A dificuldade em controlar emoções
Rúben Amorim no Sporting-Boavista (Imago)

A dificuldade em controlar emoções

OPINIÃO02.04.202411:40

Só quem nunca viveu de perto o fenómeno é que não percebe a imensidão de emoções dos treinadores de topo durante um jogo; 'O poder da palavra', por Duarte Gomes

Ouvi com atenção as palavras de Rúben Amorim na antevisão ao dérbi de esta noite na Luz. Como sempre, o treinador do Sporting sabe o que diz e como diz. Tem discurso fácil e credível. Não é à toa que o seu posicionamento público é elogiado por quase todos aqueles que acompanham o fenómeno de perto.

A dado momento e a propósito das reações mais acaloradas de alguns técnicos (em relação às arbitragens), Rúben disse: «Fazemos todos o mesmo. Todos se queixam, todos têm certos comportamentos, faz parte do jogo, podíamos ser melhores, mas envolve tanta coisa, é tão importante que às vezes perdemos um bocado a noção».

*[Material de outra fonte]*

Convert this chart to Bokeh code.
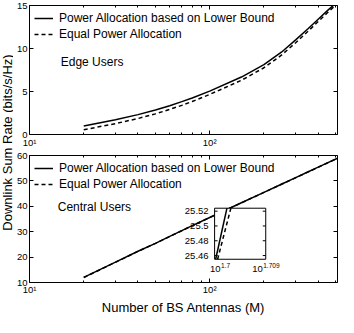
import math
from bokeh.plotting import figure
from bokeh.layouts import row, column
from bokeh.models import (Range1d, FixedTicker, LogAxis, LinearAxis, Legend, LegendItem,
                          Label, CustomJSTickFormatter)
from bokeh.embed import file_html
from bokeh.resources import INLINE
from bokeh.core.properties import value

# ---------------- data ----------------
M = [20, 30, 40, 50, 60, 70, 80, 100, 150, 200, 250, 300, 350, 400, 450, 512]
edge_lb = [1.0, 1.72, 2.31, 2.85, 3.35, 3.82, 4.25, 5.04, 6.68, 8.12, 9.57, 11.0, 12.27, 13.40, 14.40, 15.45]
edge_eq = [0.55, 1.27, 1.86, 2.40, 2.92, 3.39, 3.84, 4.66, 6.30, 7.76, 9.22, 10.67, 11.97, 13.13, 14.16, 15.24]
central_lb = [12.0, 18.0, 22.3, 25.41, 28.15, 30.4, 32.4, 35.6, 41.4, 45.5, 48.7, 51.3, 53.5, 55.4, 57.1, 58.9]
central_eq = [11.95, 17.96, 22.27, 25.40, 28.14, 30.38, 32.38, 35.57, 41.36, 45.46, 48.66, 51.26, 53.46, 55.36, 57.06, 58.86]

# zoomed view (inset)
inset_m_lb = [50.14, 50.37]
inset_lb = [25.455, 25.524]
inset_m_eq = [50.18, 50.45]
inset_eq = [25.455, 25.524]

series_labels = ["Power Allocation based on Lower Bound", "Equal Power Allocation"]
panel_titles = ["Edge Users", "Central Users"]

x_major = [10, 100]
x_major_labels = ["10\u00b9", "10\u00b2"]
x_minor = [20, 30, 40, 50, 60, 70, 80, 90, 200, 300, 400, 500]
edge_yticks = [0, 5, 10, 15]
central_yticks = [10, 20, 30, 40, 50, 60]

inset_xlim = [10 ** 1.7, 10 ** 1.709]
inset_ylim = [25.455, 25.524]
inset_yticks = [25.46, 25.48, 25.5, 25.52]
inset_ytick_labels = ["25.46", "25.48", "25.5", "25.52"]
inset_xticks = [10 ** 1.7, 10 ** 1.709]
inset_xexps = ["1.7", "1.709"]

x_title = "Number of BS Antennas (M)"
y_title = "Downlink Sum Rate (bits/s/Hz)"

FONT = "Liberation Sans"

# ---------------- layout constants ----------------
PW = 325
BL, BR = 13, 1
TOP_H, TOP_BT, TOP_BB = 150, 5, 14
BOT_H, BOT_BT, BOT_BB = 167, 5, 30
FW = PW - BL - BR
IFX0, IFX1 = 0.601, 0.767
IFY0, IFY1 = 0.183, 0.585


def style_axis(ax, ticks, minor=None, labels=True, formatter=None, tick_in=4, standoff=2):
    ax.axis_label = None
    ax.ticker = FixedTicker(ticks=ticks, minor_ticks=minor or [])
    ax.axis_line_color = None
    ax.major_tick_in = tick_in
    ax.major_tick_out = 0
    ax.minor_tick_in = 2
    ax.minor_tick_out = 0
    ax.major_tick_line_color = "black"
    ax.minor_tick_line_color = "black"
    ax.major_label_text_font = FONT
    ax.major_label_text_color = "black"
    if labels:
        ax.major_label_text_font_size = "9.5px"
        ax.major_label_standoff = standoff
        if formatter is not None:
            ax.formatter = formatter
    else:
        ax.major_label_text_font_size = "1px"
        ax.major_label_standoff = 0
        ax.formatter = CustomJSTickFormatter(code="return '';")


def x_formatter():
    return CustomJSTickFormatter(
        args=dict(vals=x_major, labs=x_major_labels),
        code="for (let i = 0; i < vals.length; i++) { if (Math.abs(vals[i] - tick) < 1e-6 * vals[i]) return labs[i]; } return '';")


def make_panel(height, b_top, b_bottom, yr, yticks, lb, eq, title, title_xy):
    p = figure(width=PW, height=height, x_axis_type="log", x_range=Range1d(10, 512),
               y_range=Range1d(*yr), output_backend="svg", toolbar_location=None,
               min_border_left=BL, min_border_right=BR, min_border_top=b_top,
               min_border_bottom=b_bottom)
    p.grid.visible = False
    p.outline_line_color = "black"
    p.outline_line_width = 1
    p.border_fill_alpha = 0
    p.background_fill_color = "white"
    xb = p.below[0]
    yleft = p.left[0]
    style_axis(xb, x_major, x_minor, True, x_formatter(), standoff=2)
    style_axis(yleft, yticks, None, True, standoff=2)
    ax_top = LogAxis()
    p.add_layout(ax_top, "above")
    style_axis(ax_top, x_major, x_minor, False)
    ax_right = LinearAxis()
    p.add_layout(ax_right, "right")
    style_axis(ax_right, yticks, None, False)

    r1 = p.line(M, lb, line_color="black", line_width=1.5)
    r2 = p.line(M, eq, line_color="black", line_width=1.5, line_dash="4 3")
    leg = Legend(items=[LegendItem(label=series_labels[0], renderers=[r1]),
                        LegendItem(label=series_labels[1], renderers=[r2])],
                 location="top_left", margin=0, padding=5, spacing=0,
                 glyph_width=19, glyph_height=16, label_height=16, label_standoff=6,
                 label_text_font=FONT, label_text_font_size="12px", label_text_color="black",
                 border_line_alpha=0, background_fill_alpha=0)
    p.add_layout(leg)
    p.add_layout(Label(x=title_xy[0], y=title_xy[1], text=title, text_font=FONT,
                       text_font_size="12px", text_baseline="middle", text_align="left",
                       text_color="black"))
    return p, xb


top, _ = make_panel(TOP_H, TOP_BT, TOP_BB, (0, 15), edge_yticks, edge_lb, edge_eq,
                    panel_titles[0], (14.9, 8.4))
bot, bot_x = make_panel(BOT_H, BOT_BT, BOT_BB, (10, 60), central_yticks, central_lb, central_eq,
                        panel_titles[1], (14.35, 39.6))
bot_x.axis_label = x_title
bot_x.axis_label_text_font = FONT
bot_x.axis_label_text_font_size = "13px"
bot_x.axis_label_text_font_style = "normal"
bot_x.axis_label_text_color = "black"
bot_x.axis_label_standoff = 2
bot_x.major_label_standoff = 1

# ---------------- inset drawn inside the lower panel ----------------
lx0, lx1 = math.log10(inset_xlim[0]), math.log10(inset_xlim[1])
xspan = (lx1 - lx0) / (IFX1 - IFX0)
xs = lx0 - IFX0 * xspan
yspan = (inset_ylim[1] - inset_ylim[0]) / (IFY1 - IFY0)
ys = inset_ylim[0] - IFY0 * yspan
bot.extra_x_ranges = {"inset": Range1d(10 ** xs, 10 ** (xs + xspan))}
bot.extra_y_ranges = {"inset": Range1d(ys, ys + yspan)}
kw = dict(x_range_name="inset", y_range_name="inset")

bot.quad(left=[inset_xlim[0]], right=[inset_xlim[1]], bottom=[inset_ylim[0]], top=[inset_ylim[1]],
         fill_color="white", line_color="black", line_width=1, **kw)
tick_dx = 3 * xspan / FW
bot.segment(x0=[inset_xlim[0]] * 4, x1=[10 ** (lx0 + tick_dx)] * 4, y0=inset_yticks, y1=inset_yticks,
            line_color="black", line_width=1, **kw)
bot.segment(x0=[inset_xlim[1]] * 4, x1=[10 ** (lx1 - tick_dx)] * 4, y0=inset_yticks, y1=inset_yticks,
            line_color="black", line_width=1, **kw)
bot.line(inset_m_lb, inset_lb, line_color="black", line_width=1.5, **kw)
bot.line(inset_m_eq, inset_eq, line_color="black", line_width=1.5, line_dash="4 3", **kw)
bot.text(x=[inset_xlim[0]] * 4, y=inset_yticks, text=inset_ytick_labels, x_offset=-6,
         text_align="right", text_baseline="middle", text_font=value(FONT),
         text_font_size="9.5px", text_color="black", **kw)
label_dx = [6, -3]
bot.text(x=inset_xticks, y=[inset_ylim[0]] * 2, text=["10", "10"], x_offset=label_dx, y_offset=10,
         text_align="right", text_baseline="middle", text_font=value(FONT),
         text_font_size="9.5px", text_color="black", **kw)
bot.text(x=inset_xticks, y=[inset_ylim[0]] * 2, text=inset_xexps, x_offset=[d + 0.5 for d in label_dx],
         y_offset=6, text_align="left", text_baseline="middle", text_font=value(FONT),
         text_font_size="6.5px", text_color="black", **kw)

# ---------------- y title strip ----------------
YL_W = 13
YL_H = TOP_H + BOT_H
yl = figure(width=YL_W, height=YL_H, x_range=Range1d(-1, 1), y_range=Range1d(0, YL_H),
            output_backend="svg", toolbar_location=None, min_border=0,
            x_axis_type=None, y_axis_type=None)
yl.grid.visible = False
yl.outline_line_color = None
yl.border_fill_alpha = 0
yl.background_fill_alpha = 0
yl.text(x=[0], y=[YL_H - 142], text=[y_title], angle=math.pi / 2, text_align="center",
        text_baseline="middle", text_font=value(FONT), text_font_size="13px", text_color="black")

layout = row(yl, column(top, bot, spacing=0), spacing=0)

open("out.html", "w").write(file_html(layout, INLINE))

Tem razão. Só quem nunca viveu de perto o fenómeno é que não percebe a imensidão de emoções que os treinadores de topo experienciam durante um jogo de futebol. Eles têm, de facto, uma função muito, muito desgastante, sobretudo a esse nível, onde o seu futuro está tantas vezes ligado ao sucesso do jogo que se segue.

Mas o que o técnico lisboeta não disse (nem tinha que dizer) é que do outro lado da barricada a pressão é igual ou maior. E a esses, aos árbitros, não é permitido perder um bocado a noção. Quem arbitra está sempre a ouvir o que não quer. Está sempre a ser assobiado, insultado e atingido com tudo e mais alguma coisa, mas nunca pode desabafar, soltar um impropério ou dar resposta à letra a quem os trata com desrespeito.

Ou seja, os mais amadores, aqueles a quem cabe a função mais exigente e solitária do jogo, estão condenados ao eterno come e cala. Todos os outros não. A esses o desabafo proibido é, digamos, compreensível. No futebol, há uns que são mais humanos do que outros e essa é que é a verdade, por muito que achem que a tirada é corporativista (não é).

Querem um exemplo? Aqui há uns anos, um árbitro (por sinal, um dos melhores que já vi arbitrar em Portugal) teve um momento de descuido, em que disse o que não devia a um jogador de futebol. Resultado? Foi crucificado em praça pública, alvo de ameaças durante semanas e castigado com três jogos de suspensão. Na verdade, o crime que cometeu uma única vez numa carreira de décadas foi exatamente igual àquele que jogadores, treinadores, delegados e diretores cometem vezes sem conta num único jogo.

Sejamos sinceros: quantas vezes é que qualquer um deles é ou foi sancionado com três jogos de castigo (?) por proferir palavras inapropriadas? E sim, eu sei a diferença: a um árbitro exige-se o dever especial de recato e contenção. A função tem responsabilidades acrescidas que pressupõem outros cuidados, mas em última instância estamos a falar de pessoas que coabitam no mesmo espaço físico e que estão sujeitas a pressões inenarráveis.

Há ainda outro pormenor sobre o qual convém refletir e que tem a ver com regra e exceção. Todos nós já nos excedemos em situações difíceis, dizendo ou fazendo coisas que não nos definem. Coisas das quais nos arrependemos logo de seguida. Eu já. Mas o desvario só passa a ser problema quando a escorregadela pontual passa a prática habitual. Quando a raridade torna-se frequente.

O futebol de primeira água, que é seguido por milhões, o tal que é referência para tantos jovens aspirantes ao sucesso, acarreta grandes responsabilidades. O saber estar é uma das mais importantes.

Ao nível mais alto, o que se espera e exige é educação, elevação e respeito. O que se espera e exige é que aqueles que têm perfil mais intempestivo aprendam com os erros e passem a adotar condutas diferenciadas.

Quando um mau resultado ou uma (alegada) má arbitragem continuam a abrir portas à má-educação, insulto e calúnia constantes, percebe-se que há ainda um longo caminho a percorrer para ensinar quem teima em não mudar. É isso ou então afastar quem reiteradamente dá provas de não ter equilíbrio emocional.

O dano que causam à imagem da indústria é bem mais irreparável do que qualquer penálti mal assinalado.